Transdisciplinarity and Conceptual Change

 

Abstract

This article tenders an inaugural discussion of how conceptual change theory can contribute to deeper understandings of what is conceptually involved when people attempt (or succeed) to transition from multi- and interdisciplinarity to transdisciplinarity. After explaining the nuances of Newtonian thinking (framed as formal rather than postformal thinking), the article shares a comparison of multi-, inter-, and transdisciplinarity along four dimensions. Special attention is given to Nicolescuian transdisciplinarity, an approach predicated on the new sciences of quantum physics, chaos theory, and living systems theory (rather than Newtonian and Cartesian thinking). Nicolescuian transdisciplinarity is a new methodology for creating knowledge and it comprises three axioms: multiple Levels of Reality and the Hidden Third; the Logic of the Inclusive Middle; and, knowledge as complex, emergent, and embodied. The discussion then turns to an overview of three basic approaches to conceptual change theory: knowledge as theory, knowledge as elements, and knowledge as context. The author then applies conceptual change theory to understand what is involved in moving toward transdisciplinary thinking, including four elements necessary for conceptual change to occur (intelligibility, plausibility, fruitfulness, and dissatisfaction with existing conceptualizations and mental models).

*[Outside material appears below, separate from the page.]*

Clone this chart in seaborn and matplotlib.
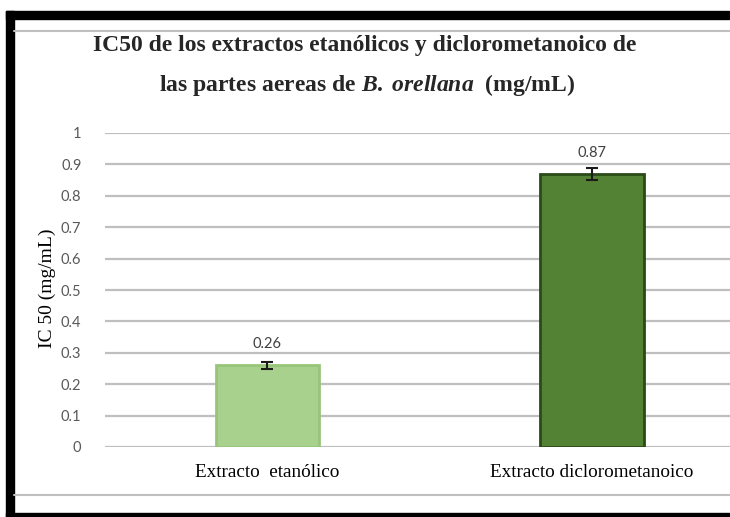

The article concludes with the idea that transdisciplinary thinking is a form of postformal thinking (especially paradigmatic order thinking) and suggests that future conceptual shifts toward transdisciplinarity involve achieving a transdisciplinary conceptual tipping point.

Notes

For clarification, wicked problems are incredibly hard to solve (if not impossible) (McGregor 2012), and include but are not limited to poverty, the increasing gap between rich and poor (uneven income and wealth distribution, inequality), inequity and injustice, uneven and unsustainable development, production and consumption, declining mental health and well-being (depression, denial, lost hope), terrorism, violence and conflict, racial and religious intolerance, food insecurity, water shortages, land loss and misappropriation, global warming, ozone depletion, warming oceans, and declining ecological diversity (Paige, Lloyd, and Chartres 2008).